Is the presence of enthusiasm a guarantee of success at something? Not at all; over the ten years of episodes of this Halifax to Hamura story, you have read about innumerable occasions of David being enthusiastic about something, only to ultimately fail at it. He failed at university, he failed in the attempt to become a professional flutist, failed with his saxophone in the pop/jazz field, failed as a branch manager ... And many of his other activities, if not outright failures, were just left along the wayside ...
But in each case, the enthusiasm was there, and was there first; it was just not always partnered with the necessary ability. And the older I get, the more I am certain that it is the presence or absence of a passion for something that is the most fundamental determiner of success.
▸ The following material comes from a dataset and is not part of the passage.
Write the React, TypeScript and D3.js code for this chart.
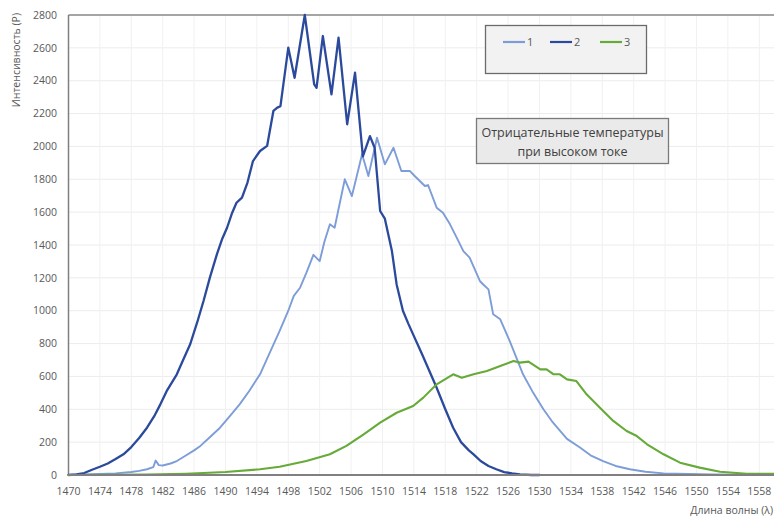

In the next issue of this newsletter, we will return to the Halifax to Hamura story right at the point where David's first daughter is born. He will be given increased responsibilities in the music company where he works, another daughter will then be born, he will start to think about buying a house for his family ... and as you might expect, all these things will conspire to push his dream of printmaking farther and farther off into the distance.
But as we know, here he is this evening sitting in his home in Japan typing away on newsletter stories for his collectors. So what happened to pull it all together? The answer ... is in the enthusiasm!
After ten years of this series, we seem to be no nearer to Hamura than we were at the beginning, but in this final group of episodes, we'll see the most important part of the story - how things came together to make that final large step of a few thousand miles.
(But I promise it won't take ten more years to tell the rest!)